'''
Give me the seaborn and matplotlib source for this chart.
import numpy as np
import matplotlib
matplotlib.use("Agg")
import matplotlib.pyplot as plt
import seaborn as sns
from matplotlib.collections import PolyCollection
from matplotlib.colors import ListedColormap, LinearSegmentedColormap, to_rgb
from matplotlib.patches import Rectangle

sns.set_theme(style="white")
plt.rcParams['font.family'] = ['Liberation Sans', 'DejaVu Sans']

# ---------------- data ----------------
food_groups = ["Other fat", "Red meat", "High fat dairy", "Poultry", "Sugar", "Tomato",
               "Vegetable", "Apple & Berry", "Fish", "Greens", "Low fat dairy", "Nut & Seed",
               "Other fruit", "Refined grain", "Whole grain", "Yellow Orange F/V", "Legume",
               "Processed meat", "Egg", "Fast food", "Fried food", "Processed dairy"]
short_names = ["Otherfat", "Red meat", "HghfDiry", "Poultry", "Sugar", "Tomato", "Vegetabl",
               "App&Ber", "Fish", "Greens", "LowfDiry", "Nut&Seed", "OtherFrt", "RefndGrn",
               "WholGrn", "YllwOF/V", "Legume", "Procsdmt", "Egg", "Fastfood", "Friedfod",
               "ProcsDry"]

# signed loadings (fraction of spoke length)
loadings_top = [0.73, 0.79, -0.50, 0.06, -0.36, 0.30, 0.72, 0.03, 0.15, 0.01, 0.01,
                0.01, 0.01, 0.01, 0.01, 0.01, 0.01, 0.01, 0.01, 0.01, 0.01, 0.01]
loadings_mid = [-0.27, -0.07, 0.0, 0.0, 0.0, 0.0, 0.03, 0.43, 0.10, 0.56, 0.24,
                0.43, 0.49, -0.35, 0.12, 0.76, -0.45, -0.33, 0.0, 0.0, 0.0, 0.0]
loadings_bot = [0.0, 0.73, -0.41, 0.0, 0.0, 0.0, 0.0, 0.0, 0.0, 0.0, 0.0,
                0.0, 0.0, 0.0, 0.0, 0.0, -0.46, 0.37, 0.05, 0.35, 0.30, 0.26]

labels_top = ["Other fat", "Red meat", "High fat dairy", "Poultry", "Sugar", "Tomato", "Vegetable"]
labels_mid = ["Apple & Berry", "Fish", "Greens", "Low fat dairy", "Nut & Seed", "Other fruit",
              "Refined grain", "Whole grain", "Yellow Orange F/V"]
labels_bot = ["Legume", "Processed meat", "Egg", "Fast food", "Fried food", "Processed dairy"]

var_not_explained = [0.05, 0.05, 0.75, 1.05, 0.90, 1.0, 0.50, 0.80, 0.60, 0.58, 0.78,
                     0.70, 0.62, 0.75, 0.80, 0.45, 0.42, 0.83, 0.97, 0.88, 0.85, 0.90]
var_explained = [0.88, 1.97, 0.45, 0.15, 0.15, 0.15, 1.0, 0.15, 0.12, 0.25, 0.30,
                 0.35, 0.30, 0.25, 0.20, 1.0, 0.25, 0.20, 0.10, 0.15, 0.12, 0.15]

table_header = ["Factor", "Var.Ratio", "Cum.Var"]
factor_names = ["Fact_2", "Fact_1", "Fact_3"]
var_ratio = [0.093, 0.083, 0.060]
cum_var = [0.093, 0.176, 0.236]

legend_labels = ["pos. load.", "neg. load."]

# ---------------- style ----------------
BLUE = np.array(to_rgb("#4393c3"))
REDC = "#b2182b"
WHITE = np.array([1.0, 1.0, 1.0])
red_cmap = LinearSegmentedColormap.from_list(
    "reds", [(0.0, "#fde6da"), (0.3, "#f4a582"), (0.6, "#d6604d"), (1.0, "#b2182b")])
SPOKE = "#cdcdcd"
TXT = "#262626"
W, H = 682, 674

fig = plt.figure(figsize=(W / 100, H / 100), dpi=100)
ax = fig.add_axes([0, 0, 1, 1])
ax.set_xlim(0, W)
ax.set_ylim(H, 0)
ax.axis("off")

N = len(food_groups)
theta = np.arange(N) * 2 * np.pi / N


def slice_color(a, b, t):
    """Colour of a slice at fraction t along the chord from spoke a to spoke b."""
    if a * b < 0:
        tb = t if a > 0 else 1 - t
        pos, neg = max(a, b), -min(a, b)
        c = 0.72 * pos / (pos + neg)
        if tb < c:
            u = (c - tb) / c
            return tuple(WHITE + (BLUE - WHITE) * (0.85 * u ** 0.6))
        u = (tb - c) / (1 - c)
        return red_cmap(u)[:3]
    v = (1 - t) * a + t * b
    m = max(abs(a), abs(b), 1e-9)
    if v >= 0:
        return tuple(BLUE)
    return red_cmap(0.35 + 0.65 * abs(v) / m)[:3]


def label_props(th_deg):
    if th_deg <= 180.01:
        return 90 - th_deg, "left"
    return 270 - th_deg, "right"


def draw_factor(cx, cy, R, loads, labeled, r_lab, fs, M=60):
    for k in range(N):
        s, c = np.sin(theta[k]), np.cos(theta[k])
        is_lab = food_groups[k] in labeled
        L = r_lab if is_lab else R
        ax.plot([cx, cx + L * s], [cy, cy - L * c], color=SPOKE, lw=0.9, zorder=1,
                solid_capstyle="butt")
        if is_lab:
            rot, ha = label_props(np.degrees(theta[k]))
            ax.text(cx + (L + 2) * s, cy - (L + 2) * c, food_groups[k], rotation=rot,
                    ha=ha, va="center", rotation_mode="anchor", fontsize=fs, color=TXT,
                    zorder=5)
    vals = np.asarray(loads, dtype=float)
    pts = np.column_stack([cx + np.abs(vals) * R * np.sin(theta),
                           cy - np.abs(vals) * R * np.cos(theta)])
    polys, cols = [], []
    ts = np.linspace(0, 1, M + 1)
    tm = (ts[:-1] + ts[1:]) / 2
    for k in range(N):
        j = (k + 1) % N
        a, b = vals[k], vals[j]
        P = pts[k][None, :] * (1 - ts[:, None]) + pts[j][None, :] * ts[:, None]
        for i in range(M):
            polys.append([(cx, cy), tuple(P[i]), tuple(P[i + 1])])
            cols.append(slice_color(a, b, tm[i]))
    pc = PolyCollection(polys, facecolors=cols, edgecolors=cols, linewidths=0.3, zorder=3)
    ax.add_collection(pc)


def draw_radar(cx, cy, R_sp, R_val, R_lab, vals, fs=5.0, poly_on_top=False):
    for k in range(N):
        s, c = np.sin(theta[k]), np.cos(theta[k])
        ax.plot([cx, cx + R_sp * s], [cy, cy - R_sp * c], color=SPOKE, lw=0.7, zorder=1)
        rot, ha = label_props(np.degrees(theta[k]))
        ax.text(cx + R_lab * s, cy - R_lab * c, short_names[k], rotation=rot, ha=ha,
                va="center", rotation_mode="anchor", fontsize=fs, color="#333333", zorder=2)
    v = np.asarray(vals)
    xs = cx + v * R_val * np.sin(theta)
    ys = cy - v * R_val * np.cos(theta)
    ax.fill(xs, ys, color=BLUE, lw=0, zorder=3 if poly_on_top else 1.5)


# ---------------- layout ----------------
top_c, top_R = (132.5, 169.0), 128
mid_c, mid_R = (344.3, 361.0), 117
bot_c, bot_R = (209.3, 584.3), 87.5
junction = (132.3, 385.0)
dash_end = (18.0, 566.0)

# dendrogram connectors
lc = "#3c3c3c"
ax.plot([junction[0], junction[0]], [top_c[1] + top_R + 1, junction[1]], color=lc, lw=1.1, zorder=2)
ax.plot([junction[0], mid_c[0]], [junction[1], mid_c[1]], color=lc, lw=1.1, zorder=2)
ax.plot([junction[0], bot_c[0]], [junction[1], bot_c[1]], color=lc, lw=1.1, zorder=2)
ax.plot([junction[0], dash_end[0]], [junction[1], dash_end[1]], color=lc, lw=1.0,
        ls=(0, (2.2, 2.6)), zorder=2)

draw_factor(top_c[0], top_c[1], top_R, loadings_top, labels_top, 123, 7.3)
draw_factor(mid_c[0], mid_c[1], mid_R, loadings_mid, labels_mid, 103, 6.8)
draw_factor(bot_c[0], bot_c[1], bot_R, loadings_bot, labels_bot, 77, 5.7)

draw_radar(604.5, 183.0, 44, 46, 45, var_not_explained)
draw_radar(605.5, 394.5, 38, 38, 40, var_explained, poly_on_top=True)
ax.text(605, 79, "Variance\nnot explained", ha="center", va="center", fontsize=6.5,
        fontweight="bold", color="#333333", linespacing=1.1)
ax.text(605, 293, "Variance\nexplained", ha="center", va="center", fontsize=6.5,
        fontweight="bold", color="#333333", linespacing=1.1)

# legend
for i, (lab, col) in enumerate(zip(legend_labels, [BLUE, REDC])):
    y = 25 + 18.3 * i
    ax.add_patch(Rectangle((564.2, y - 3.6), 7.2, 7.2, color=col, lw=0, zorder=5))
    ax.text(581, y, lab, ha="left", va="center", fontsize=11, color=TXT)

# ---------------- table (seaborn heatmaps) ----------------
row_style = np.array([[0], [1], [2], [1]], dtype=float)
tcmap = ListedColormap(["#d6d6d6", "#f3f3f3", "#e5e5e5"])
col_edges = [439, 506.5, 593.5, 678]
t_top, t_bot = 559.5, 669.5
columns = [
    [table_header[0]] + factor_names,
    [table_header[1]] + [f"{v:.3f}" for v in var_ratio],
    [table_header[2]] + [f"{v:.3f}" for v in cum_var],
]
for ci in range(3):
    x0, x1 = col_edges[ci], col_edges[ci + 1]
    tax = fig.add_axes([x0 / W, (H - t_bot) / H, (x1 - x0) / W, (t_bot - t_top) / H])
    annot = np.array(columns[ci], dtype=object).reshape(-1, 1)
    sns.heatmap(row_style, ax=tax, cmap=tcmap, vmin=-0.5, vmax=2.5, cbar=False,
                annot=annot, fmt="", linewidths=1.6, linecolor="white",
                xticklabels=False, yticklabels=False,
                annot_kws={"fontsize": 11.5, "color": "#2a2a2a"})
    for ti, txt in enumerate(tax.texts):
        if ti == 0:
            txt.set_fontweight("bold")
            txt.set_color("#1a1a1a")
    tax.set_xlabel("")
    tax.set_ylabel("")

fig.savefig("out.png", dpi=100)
'''
◆ WHAT IS ASKED:
Extract every line containing the string "matplotlib" from the material.

◆ WORKED ANSWER:
Give me the seaborn and matplotlib source for this chart.
import matplotlib
matplotlib.use("Agg")
import matplotlib.pyplot as plt
from matplotlib.collections import PolyCollection
from matplotlib.colors import ListedColormap, LinearSegmentedColormap, to_rgb
from matplotlib.patches import Rectangle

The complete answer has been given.